Мне немного придется рассказать об усыплении обоняния и вкуса: они, по-видимому, быстро утрачиваются и даже не сохраняются в сновидениях. Бриллья-Саварен, писатель, хотя и не принадлежавший к цеху ученых, был, несмотря на это, весьма тонким и проницательным наблюдателем. Он обращает наше внимание на то, как редко ощущения, испытываемые нами во сне, касаются вкуса или обоняния. Когда видишь во сне сад или луг, то замечаешь только цветы, но не их запах, если снится, что сидишь за банкетом, то видишь кушанья, но не ощущаешь их вкуса.
Осязание, по-видимому, бодрствует не дольше зрения. Но при этом даже не очень сильных осязательных впечатлений достаточно, чтобы быстро прогнать сон. Утверждают, что складки в листке розы было достаточно, чтобы помешать сибариту спать. Примем во внимание преувеличение и сознаемся, что в дороге нередко необычная жесткость гостиничной постели долго не давала нам заснуть, несмотря на страшную усталость. Но в то время, когда соединительные нити с внешним миром как бы порываются, внутренние отправления организма продолжают свое действие и наша машина не перестает работать, только она больше не контролируется нашей волей — все происходит автоматически. Это слово так часто будет встречаться в моем изложении, что я вынужден остановиться на минуту, чтобы пояснить, какой смысл я в него вкладываю.
В обыденной жизни наша воля беспрерывно бодрствует. Она контролирует движения наших органов и руководит нашими действиями. Однако среди них есть и такие, которые мы совершаем, не думая о них. Так, например, мы расширяем нашу грудную клетку, когда ощущаем потребность впустить в нее свежий воздух. Иногда мы делаем это произвольно, но в большинстве случаев это происходит бессознательно: в среднем мы производим таким образом тысячу движений грудной клетки в час, не замечая этого и даже не ощущая потребности дышать.

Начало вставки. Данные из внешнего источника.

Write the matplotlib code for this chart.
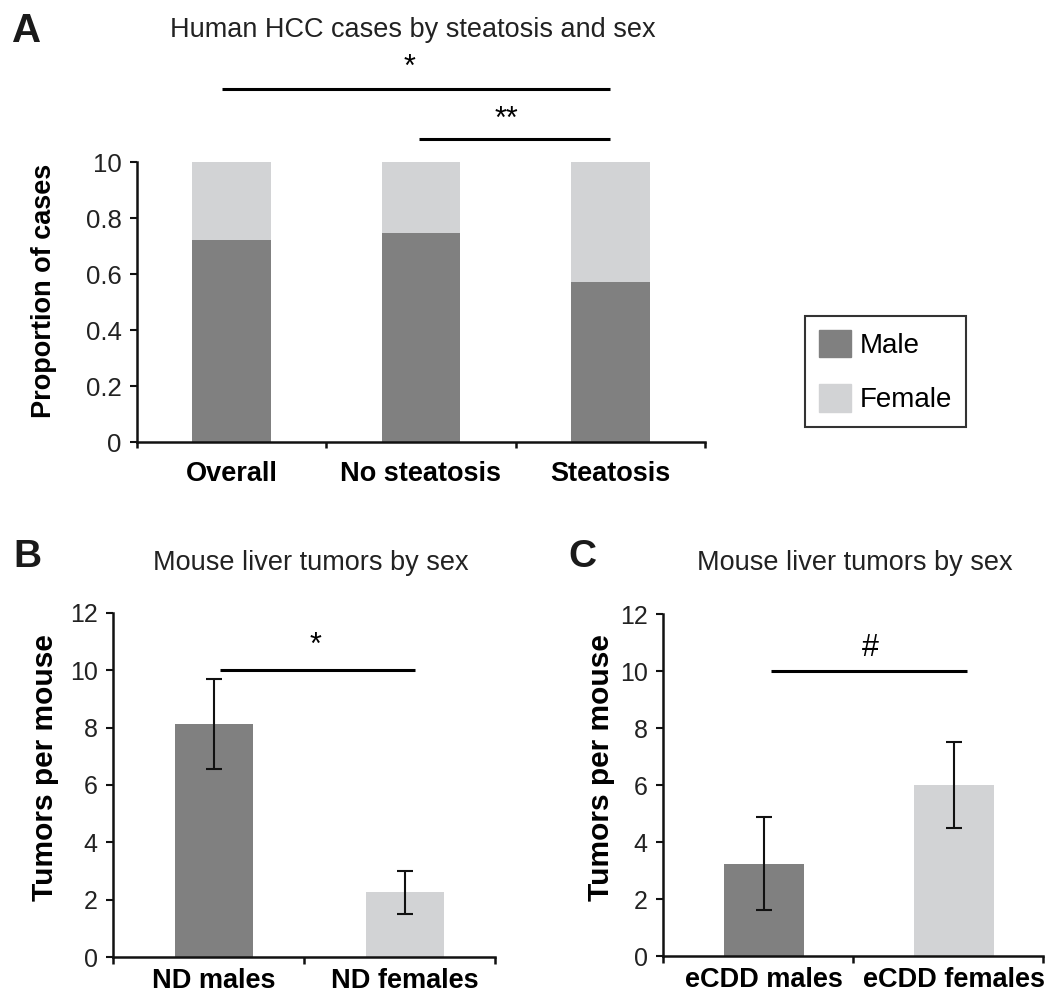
import matplotlib
matplotlib.use("Agg")
import matplotlib.pyplot as plt
from matplotlib.patches import Patch

plt.rcParams['font.family'] = ['Liberation Sans', 'DejaVu Sans']

# --- data ---
hcc_groups = ['Overall', 'No steatosis', 'Steatosis']
hcc_male = [0.72, 0.745, 0.57]
hcc_female = [1 - v for v in hcc_male]
hcc_yticks = [0, 0.2, 0.4, 0.6, 0.8, 1.0]
hcc_yticklabels = ['0', '0.2', '0.4', '0.6', '0.8', '10']

nd_groups = ['ND males', 'ND females']
nd_means = [8.13, 2.26]
nd_err = [1.57, 0.75]

ecdd_groups = ['eCDD males', 'eCDD females']
ecdd_means = [3.23, 6.0]
ecdd_err = [1.63, 1.5]

mouse_yticks = [0, 2, 4, 6, 8, 10, 12]

MALE = '#808080'
FEMALE = '#d2d3d5'
W, H = 1045, 997


def style_axes(ax, ysize, xpad):
    for s in ['top', 'right']:
        ax.spines[s].set_visible(False)
    for s in ['left', 'bottom']:
        ax.spines[s].set_linewidth(1.8)
        ax.spines[s].set_color('#111111')
    ax.tick_params(axis='y', direction='out', length=5, width=1.5,
                   labelsize=ysize, pad=6, colors='#111111', labelcolor='#222222')
    ax.tick_params(axis='x', which='both', length=0, labelsize=19.5, pad=xpad)
    for t in ax.get_xticklabels():
        t.set_fontweight('bold')


def boundary_ticks(ax, bounds):
    # category boundary ticks pointing down (Excel style)
    lo, hi = ax.get_ylim()
    for b in bounds:
        ax.plot([b, b], [lo, lo - 0.02 * (hi - lo)], color='#111111', lw=1.8,
                clip_on=False, solid_capstyle='butt')


def sig_line(ax, x0, x1, y, label, tx, ty):
    ax.plot([x0, x1], [y, y], color='black', lw=2.2, clip_on=False,
            solid_capstyle='butt')
    ax.text(tx, ty, label, ha='center', va='center', fontsize=22, clip_on=False)


fig = plt.figure(figsize=(W / 100, H / 100), dpi=100)

# ---- panel A ----
axA = fig.add_axes([137 / W, 1 - 442 / H, 568 / W, 280 / H])
xa = list(range(len(hcc_groups)))
axA.bar(xa, hcc_male, width=0.417, color=MALE, label='Male')
axA.bar(xa, hcc_female, width=0.417, bottom=hcc_male, color=FEMALE, label='Female')
axA.set_xlim(-0.5, 2.5)
axA.set_ylim(0, 1.0)
axA.set_yticks(hcc_yticks)
axA.set_yticklabels(hcc_yticklabels)
axA.set_xticks(xa)
axA.set_xticklabels(hcc_groups)
style_axes(axA, 18.5, 14)
boundary_ticks(axA, [-0.5, 0.5, 1.5, 2.5])
axA.set_ylabel('Proportion of cases', fontsize=19.5, fontweight='bold')
axA.yaxis.set_label_coords(-0.14, 0.54)
sig_line(axA, -0.05, 2.0, 1.26, '*', 0.94, 1.335)
sig_line(axA, 0.99, 2.0, 1.082, '**', 1.45, 1.15)

leg = fig.legend(handles=[Patch(color=MALE, label='Male'),
                          Patch(color=FEMALE, label='Female')],
                 loc='upper left', bbox_to_anchor=(805 / W, 1 - 316 / H),
                 fontsize=20, frameon=True, fancybox=False, edgecolor='black',
                 handlelength=1.15, handleheight=1.15, handletextpad=0.32,
                 borderpad=0.5, labelspacing=0.9, borderaxespad=0)
leg.get_frame().set_linewidth(1.5)

fig.text(413 / W, 1 - 37 / H, 'Human HCC cases by steatosis and sex',
         ha='center', va='baseline', fontsize=19.5, color='#222222')
fig.text(27 / W, 1 - 42 / H, 'A', ha='center', va='baseline', fontsize=29,
         fontweight='bold', color='#1a1a1a')

# ---- panel B ----
axB = fig.add_axes([113 / W, 1 - 957 / H, 382 / W, 344 / H])
xb = list(range(len(nd_groups)))
axB.bar(xb, nd_means, width=0.41, color=[MALE, FEMALE])
axB.errorbar(xb, nd_means, yerr=nd_err, fmt='none', ecolor='#111111',
             elinewidth=1.5, capsize=5.5, capthick=1.5)
axB.set_xlim(-0.53, 1.47)
axB.set_ylim(0, 12)
axB.set_yticks(mouse_yticks)
axB.set_xticks(xb)
axB.set_xticklabels(nd_groups)
style_axes(axB, 18, 8)
boundary_ticks(axB, [-0.53, 0.47, 1.47])
axB.set_ylabel('Tumors per mouse', fontsize=21.5, fontweight='bold')
axB.yaxis.set_label_coords(-0.142, 0.552)
sig_line(axB, 0.03, 1.05, 10.0, '*', 0.53, 10.85)

fig.text(311 / W, 1 - 570 / H, 'Mouse liver tumors by sex', ha='center',
         va='baseline', fontsize=19.5, color='#222222')
fig.text(27 / W, 1 - 567 / H, 'B', ha='center', va='baseline', fontsize=28,
         fontweight='bold', color='#1a1a1a')

# ---- panel C ----
axC = fig.add_axes([663 / W, 1 - 956 / H, 380 / W, 342 / H])
xc = list(range(len(ecdd_groups)))
axC.bar(xc, ecdd_means, width=0.42, color=[MALE, FEMALE])
axC.errorbar(xc, ecdd_means, yerr=ecdd_err, fmt='none', ecolor='#111111',
             elinewidth=1.5, capsize=5.5, capthick=1.5)
axC.set_xlim(-0.53, 1.47)
axC.set_ylim(0, 12)
axC.set_yticks(mouse_yticks)
axC.set_xticks(xc)
axC.set_xticklabels(ecdd_groups)
style_axes(axC, 18, 8)
boundary_ticks(axC, [-0.53, 0.47, 1.47])
axC.set_ylabel('Tumors per mouse', fontsize=21.5, fontweight='bold')
axC.yaxis.set_label_coords(-0.126, 0.552)
sig_line(axC, 0.04, 1.07, 10.0, '#', 0.56, 10.8)

fig.text(855 / W, 1 - 570 / H, 'Mouse liver tumors by sex', ha='center',
         va='baseline', fontsize=19.5, color='#222222')
fig.text(582 / W, 1 - 567 / H, 'C', ha='center', va='baseline', fontsize=28,
         fontweight='bold', color='#1a1a1a')

fig.savefig('out.png', dpi=100)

Однако отсюда не следует делать вывод, что причины, вызывающие эту потребность или ощущение, в данном случае отсутствуют. Это означает только, что действие получаемого ощущения не достигает рассудка, а останавливается на пути. Ощущение, не достигшее мозговых полушарий, отражается (рефлектируется) в спинном мозгу. Существуют так называемые рефлекторные действия. В нормальном состоянии впечатления, воспринятые поверхностью нашего тела, предупреждают наш мозг. Последний немедленно посылает приказ, в силу которого наши органы реагируют. Предположим, что я обжигаю себе кончик пальца. Болевое ощущение достигает моего мозга, который моментально приказывает мышцам сократиться — и моя рука отдергивается. Но может случиться, и это бывает часто, что наша рука отдергивается* гораздо раньше, чем мозг осознал опасное положение, в котором находился наш палец. В этом случае ощущение очень сильно повлияло на спинной мозг, и этот центр уже послал руке приказ отдернуться в то время, когда наш ум еще не был ни о чем предупрежден. Ощущение отразилось тогда в спинном мозге, как в зеркале, и получилось рефлективное действие. Вы видите, как это просто. Я мог бы увеличить число примеров до бесконечности: чиханье, истечение слюны, движение внутренностей — все это простые, рефлективные действия, управляемые спинным мозгом.